>> start DATA SEGMENT

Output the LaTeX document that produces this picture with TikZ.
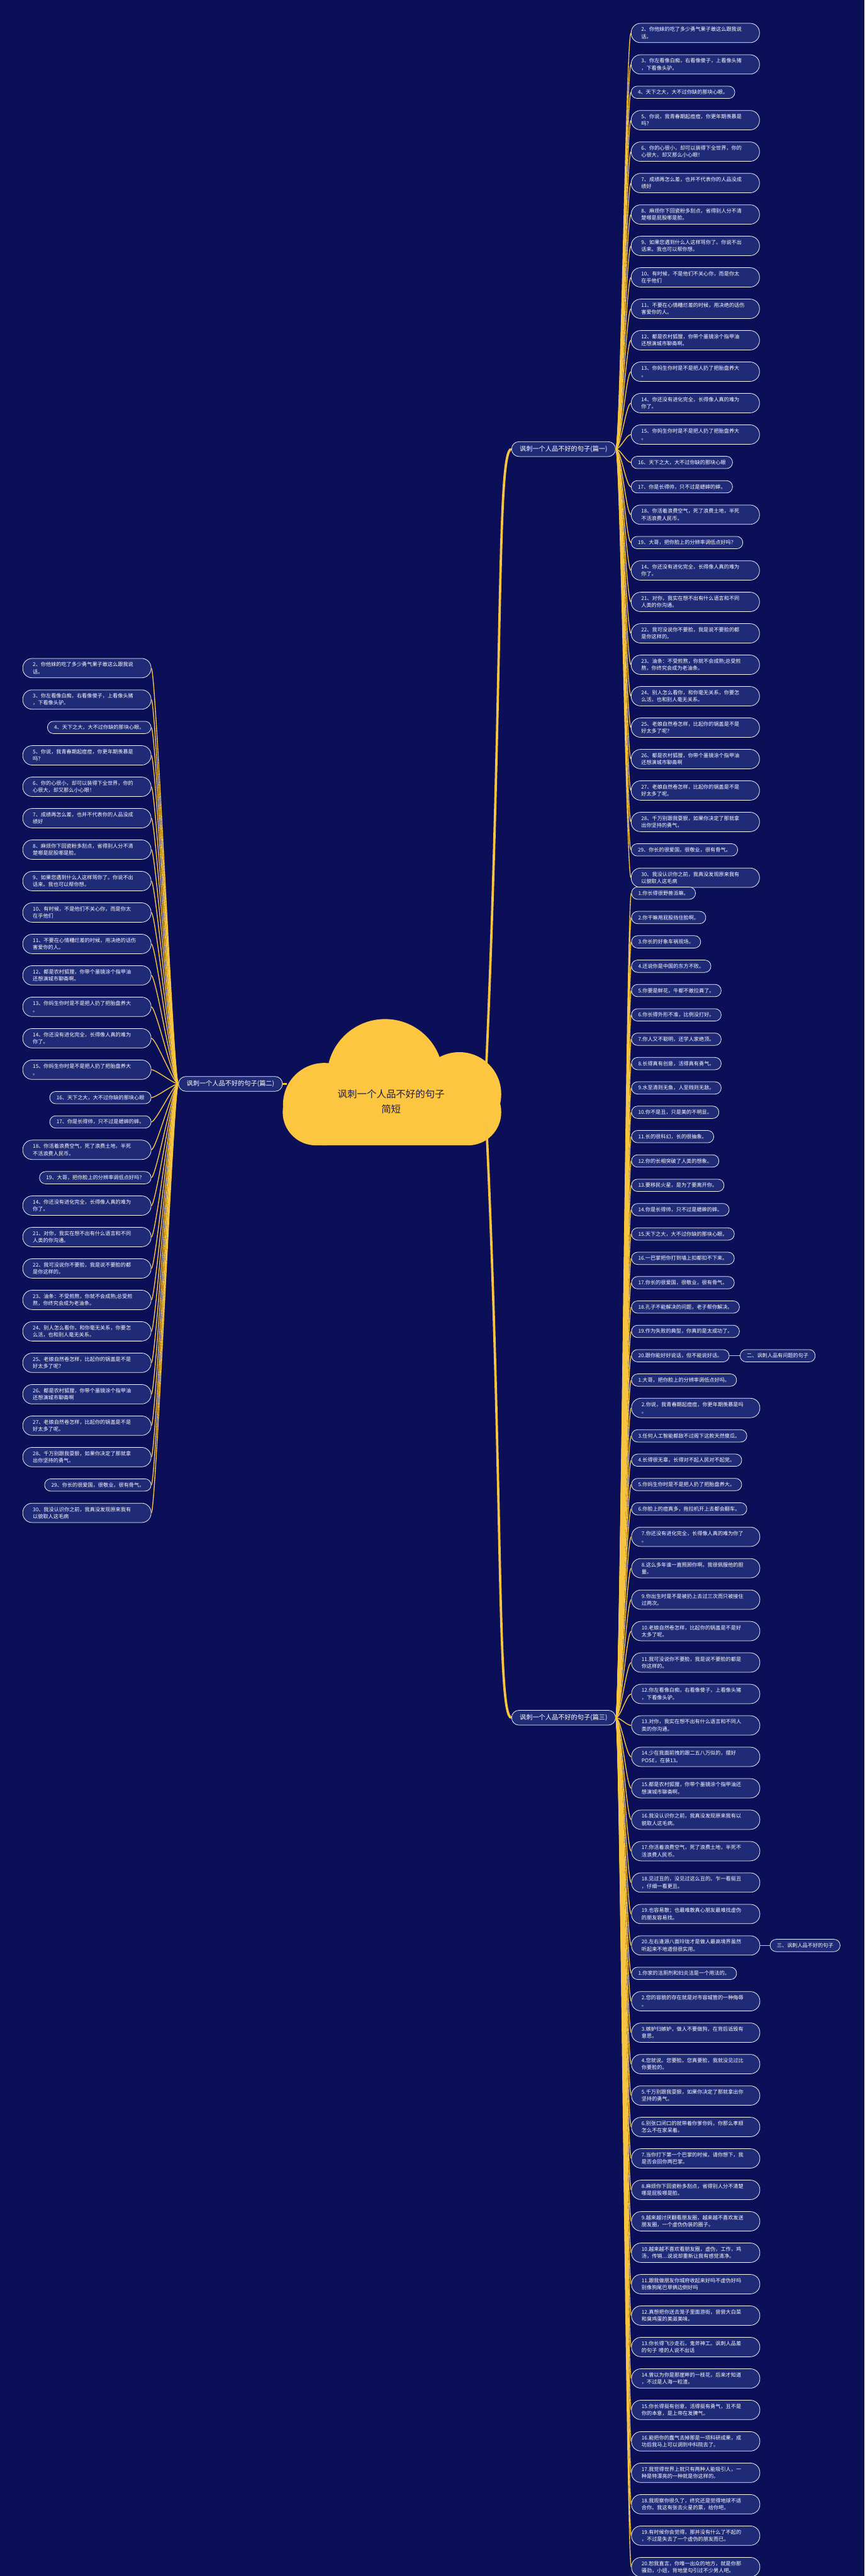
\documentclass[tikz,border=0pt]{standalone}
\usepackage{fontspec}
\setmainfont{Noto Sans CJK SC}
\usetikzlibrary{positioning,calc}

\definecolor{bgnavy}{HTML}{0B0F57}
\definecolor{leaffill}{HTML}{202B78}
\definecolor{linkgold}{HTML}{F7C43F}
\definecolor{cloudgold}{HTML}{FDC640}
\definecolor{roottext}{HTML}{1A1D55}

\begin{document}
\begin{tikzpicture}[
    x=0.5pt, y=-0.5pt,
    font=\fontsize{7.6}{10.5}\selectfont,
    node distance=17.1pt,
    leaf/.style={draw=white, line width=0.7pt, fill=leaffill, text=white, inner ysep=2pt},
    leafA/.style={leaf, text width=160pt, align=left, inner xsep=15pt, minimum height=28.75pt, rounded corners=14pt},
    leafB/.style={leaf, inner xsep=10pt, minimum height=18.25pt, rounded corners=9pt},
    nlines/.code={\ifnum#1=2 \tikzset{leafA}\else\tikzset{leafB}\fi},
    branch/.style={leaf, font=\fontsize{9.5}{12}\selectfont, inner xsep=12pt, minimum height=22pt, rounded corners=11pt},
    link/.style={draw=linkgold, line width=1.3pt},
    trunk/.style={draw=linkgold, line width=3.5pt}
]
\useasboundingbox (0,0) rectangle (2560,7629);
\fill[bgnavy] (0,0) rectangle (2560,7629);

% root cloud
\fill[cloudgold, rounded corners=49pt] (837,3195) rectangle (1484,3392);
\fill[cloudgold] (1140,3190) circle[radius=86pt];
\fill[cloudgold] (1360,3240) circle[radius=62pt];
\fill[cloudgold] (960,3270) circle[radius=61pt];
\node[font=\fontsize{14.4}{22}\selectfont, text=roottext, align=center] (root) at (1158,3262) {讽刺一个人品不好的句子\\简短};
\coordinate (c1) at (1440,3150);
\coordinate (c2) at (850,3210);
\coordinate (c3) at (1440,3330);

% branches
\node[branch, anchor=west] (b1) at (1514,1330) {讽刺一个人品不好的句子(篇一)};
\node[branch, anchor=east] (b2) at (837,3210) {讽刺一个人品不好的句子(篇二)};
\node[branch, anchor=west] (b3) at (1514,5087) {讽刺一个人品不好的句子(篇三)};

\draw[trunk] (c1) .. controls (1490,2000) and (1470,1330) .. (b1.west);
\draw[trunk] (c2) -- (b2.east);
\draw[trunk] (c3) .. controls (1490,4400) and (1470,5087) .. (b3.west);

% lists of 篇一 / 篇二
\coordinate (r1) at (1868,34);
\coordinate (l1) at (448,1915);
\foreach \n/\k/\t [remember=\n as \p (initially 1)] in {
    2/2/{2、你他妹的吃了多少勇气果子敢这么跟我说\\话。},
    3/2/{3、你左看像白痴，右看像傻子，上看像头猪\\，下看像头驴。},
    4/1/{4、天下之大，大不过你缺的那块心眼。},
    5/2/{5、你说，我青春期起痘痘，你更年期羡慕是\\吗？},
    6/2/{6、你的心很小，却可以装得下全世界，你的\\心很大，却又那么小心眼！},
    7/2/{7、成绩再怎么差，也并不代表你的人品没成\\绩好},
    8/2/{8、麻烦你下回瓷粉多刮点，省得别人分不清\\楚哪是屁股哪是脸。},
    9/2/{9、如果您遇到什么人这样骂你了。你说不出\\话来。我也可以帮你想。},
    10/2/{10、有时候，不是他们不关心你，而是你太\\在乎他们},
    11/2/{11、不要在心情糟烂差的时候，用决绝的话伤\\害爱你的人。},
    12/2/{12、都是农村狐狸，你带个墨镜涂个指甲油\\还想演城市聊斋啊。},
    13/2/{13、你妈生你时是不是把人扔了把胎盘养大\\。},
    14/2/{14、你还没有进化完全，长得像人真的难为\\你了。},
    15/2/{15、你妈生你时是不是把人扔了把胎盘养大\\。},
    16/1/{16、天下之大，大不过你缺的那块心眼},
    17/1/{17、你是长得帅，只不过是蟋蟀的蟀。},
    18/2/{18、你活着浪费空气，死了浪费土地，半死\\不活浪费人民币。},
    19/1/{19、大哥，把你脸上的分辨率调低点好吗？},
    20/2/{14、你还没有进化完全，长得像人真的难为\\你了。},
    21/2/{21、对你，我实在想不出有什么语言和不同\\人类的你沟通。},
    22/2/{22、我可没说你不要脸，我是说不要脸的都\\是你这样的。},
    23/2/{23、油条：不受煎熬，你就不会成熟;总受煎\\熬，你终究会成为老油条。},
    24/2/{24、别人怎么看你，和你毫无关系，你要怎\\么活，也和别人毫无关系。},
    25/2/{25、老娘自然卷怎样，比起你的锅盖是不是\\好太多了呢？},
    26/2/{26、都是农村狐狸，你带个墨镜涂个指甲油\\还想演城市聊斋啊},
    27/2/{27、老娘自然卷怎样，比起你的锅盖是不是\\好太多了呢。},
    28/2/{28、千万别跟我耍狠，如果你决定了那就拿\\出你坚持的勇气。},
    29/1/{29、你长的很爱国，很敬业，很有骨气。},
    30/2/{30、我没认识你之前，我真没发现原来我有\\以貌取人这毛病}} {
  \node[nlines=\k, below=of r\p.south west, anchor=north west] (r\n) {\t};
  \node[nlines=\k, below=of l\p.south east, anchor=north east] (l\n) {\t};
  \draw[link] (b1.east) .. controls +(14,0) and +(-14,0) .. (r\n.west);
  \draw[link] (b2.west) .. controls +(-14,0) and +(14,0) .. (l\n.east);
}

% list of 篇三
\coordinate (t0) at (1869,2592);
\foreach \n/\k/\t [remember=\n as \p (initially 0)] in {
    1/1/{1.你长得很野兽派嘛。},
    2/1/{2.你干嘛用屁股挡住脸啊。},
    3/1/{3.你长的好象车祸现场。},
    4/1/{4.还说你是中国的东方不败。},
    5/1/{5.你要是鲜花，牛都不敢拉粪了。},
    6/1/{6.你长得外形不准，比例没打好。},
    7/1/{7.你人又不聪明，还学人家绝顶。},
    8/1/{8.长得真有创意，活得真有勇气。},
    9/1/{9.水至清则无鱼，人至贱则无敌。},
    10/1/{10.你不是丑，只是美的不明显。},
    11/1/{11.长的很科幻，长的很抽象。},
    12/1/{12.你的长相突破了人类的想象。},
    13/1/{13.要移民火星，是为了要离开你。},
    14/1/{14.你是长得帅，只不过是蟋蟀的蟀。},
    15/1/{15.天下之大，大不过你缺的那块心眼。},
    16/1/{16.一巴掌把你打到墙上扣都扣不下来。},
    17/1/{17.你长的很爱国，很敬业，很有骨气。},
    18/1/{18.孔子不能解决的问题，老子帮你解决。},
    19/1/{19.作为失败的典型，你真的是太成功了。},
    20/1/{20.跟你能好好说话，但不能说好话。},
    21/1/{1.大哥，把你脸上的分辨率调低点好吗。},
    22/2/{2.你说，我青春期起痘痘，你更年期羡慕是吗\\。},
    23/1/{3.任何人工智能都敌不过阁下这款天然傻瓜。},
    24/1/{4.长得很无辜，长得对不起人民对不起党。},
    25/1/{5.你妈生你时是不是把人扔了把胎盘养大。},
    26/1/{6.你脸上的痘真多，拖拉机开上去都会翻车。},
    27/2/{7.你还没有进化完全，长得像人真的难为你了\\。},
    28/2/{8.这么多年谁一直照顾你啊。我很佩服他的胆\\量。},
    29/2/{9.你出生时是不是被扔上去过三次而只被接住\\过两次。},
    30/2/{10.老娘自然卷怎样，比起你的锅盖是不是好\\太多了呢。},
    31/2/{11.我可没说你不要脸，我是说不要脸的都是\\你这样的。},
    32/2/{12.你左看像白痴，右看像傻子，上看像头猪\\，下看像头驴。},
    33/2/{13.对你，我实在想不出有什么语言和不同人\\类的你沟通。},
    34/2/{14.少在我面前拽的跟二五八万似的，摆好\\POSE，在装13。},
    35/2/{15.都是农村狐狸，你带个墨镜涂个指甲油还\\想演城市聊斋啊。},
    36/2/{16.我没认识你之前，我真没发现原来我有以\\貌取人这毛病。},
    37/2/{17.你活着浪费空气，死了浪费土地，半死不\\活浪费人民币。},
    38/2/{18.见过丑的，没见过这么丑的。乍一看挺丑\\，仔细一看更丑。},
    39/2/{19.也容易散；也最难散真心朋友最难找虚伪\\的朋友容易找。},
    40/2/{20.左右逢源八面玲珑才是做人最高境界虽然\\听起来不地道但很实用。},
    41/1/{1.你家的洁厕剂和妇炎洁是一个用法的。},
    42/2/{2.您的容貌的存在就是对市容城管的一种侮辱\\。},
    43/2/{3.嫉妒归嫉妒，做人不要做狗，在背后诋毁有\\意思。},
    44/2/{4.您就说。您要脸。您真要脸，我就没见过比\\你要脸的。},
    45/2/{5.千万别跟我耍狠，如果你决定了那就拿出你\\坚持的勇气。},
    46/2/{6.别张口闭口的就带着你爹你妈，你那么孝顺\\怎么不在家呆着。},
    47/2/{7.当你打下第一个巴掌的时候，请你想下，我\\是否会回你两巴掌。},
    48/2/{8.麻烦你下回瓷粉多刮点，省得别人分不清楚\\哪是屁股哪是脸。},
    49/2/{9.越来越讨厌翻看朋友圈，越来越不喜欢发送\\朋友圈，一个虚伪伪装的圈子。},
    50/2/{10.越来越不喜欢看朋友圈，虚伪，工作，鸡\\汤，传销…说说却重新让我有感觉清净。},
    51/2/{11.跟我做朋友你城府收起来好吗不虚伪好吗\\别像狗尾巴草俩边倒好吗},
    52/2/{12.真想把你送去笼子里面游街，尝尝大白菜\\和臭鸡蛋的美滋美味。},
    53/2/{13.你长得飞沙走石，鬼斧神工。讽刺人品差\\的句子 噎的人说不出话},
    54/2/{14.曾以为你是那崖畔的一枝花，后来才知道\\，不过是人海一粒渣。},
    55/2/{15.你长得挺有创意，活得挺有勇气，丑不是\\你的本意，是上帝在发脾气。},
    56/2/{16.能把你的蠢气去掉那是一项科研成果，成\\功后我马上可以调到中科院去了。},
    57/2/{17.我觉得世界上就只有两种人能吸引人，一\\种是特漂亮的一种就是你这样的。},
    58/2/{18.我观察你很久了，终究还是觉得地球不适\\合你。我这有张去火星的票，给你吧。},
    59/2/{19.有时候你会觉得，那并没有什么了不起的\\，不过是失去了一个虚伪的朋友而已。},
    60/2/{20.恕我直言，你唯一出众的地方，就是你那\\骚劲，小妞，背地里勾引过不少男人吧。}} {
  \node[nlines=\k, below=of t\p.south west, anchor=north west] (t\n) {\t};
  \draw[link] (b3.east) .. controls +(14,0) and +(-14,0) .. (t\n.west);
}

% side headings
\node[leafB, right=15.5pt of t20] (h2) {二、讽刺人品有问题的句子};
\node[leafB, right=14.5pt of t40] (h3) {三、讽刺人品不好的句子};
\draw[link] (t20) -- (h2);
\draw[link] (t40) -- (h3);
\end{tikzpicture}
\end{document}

>> end DATA SEGMENT

Restate the data word for word from its first line through the line with "anchor=west] (b3) at", leaving out any picture along the way.

Output the LaTeX document that produces this picture with TikZ.
\documentclass[tikz,border=0pt]{standalone}
\usepackage{fontspec}
\setmainfont{Noto Sans CJK SC}
\usetikzlibrary{positioning,calc}

\definecolor{bgnavy}{HTML}{0B0F57}
\definecolor{leaffill}{HTML}{202B78}
\definecolor{linkgold}{HTML}{F7C43F}
\definecolor{cloudgold}{HTML}{FDC640}
\definecolor{roottext}{HTML}{1A1D55}

\begin{document}
\begin{tikzpicture}[
    x=0.5pt, y=-0.5pt,
    font=\fontsize{7.6}{10.5}\selectfont,
    node distance=17.1pt,
    leaf/.style={draw=white, line width=0.7pt, fill=leaffill, text=white, inner ysep=2pt},
    leafA/.style={leaf, text width=160pt, align=left, inner xsep=15pt, minimum height=28.75pt, rounded corners=14pt},
    leafB/.style={leaf, inner xsep=10pt, minimum height=18.25pt, rounded corners=9pt},
    nlines/.code={\ifnum#1=2 \tikzset{leafA}\else\tikzset{leafB}\fi},
    branch/.style={leaf, font=\fontsize{9.5}{12}\selectfont, inner xsep=12pt, minimum height=22pt, rounded corners=11pt},
    link/.style={draw=linkgold, line width=1.3pt},
    trunk/.style={draw=linkgold, line width=3.5pt}
]
\useasboundingbox (0,0) rectangle (2560,7629);
\fill[bgnavy] (0,0) rectangle (2560,7629);

% root cloud
\fill[cloudgold, rounded corners=49pt] (837,3195) rectangle (1484,3392);
\fill[cloudgold] (1140,3190) circle[radius=86pt];
\fill[cloudgold] (1360,3240) circle[radius=62pt];
\fill[cloudgold] (960,3270) circle[radius=61pt];
\node[font=\fontsize{14.4}{22}\selectfont, text=roottext, align=center] (root) at (1158,3262) {讽刺一个人品不好的句子\\简短};
\coordinate (c1) at (1440,3150);
\coordinate (c2) at (850,3210);
\coordinate (c3) at (1440,3330);

% branches
\node[branch, anchor=west] (b1) at (1514,1330) {讽刺一个人品不好的句子(篇一)};
\node[branch, anchor=east] (b2) at (837,3210) {讽刺一个人品不好的句子(篇二)};
\node[branch, anchor=west] (b3) at (1514,5087) {讽刺一个人品不好的句子(篇三)};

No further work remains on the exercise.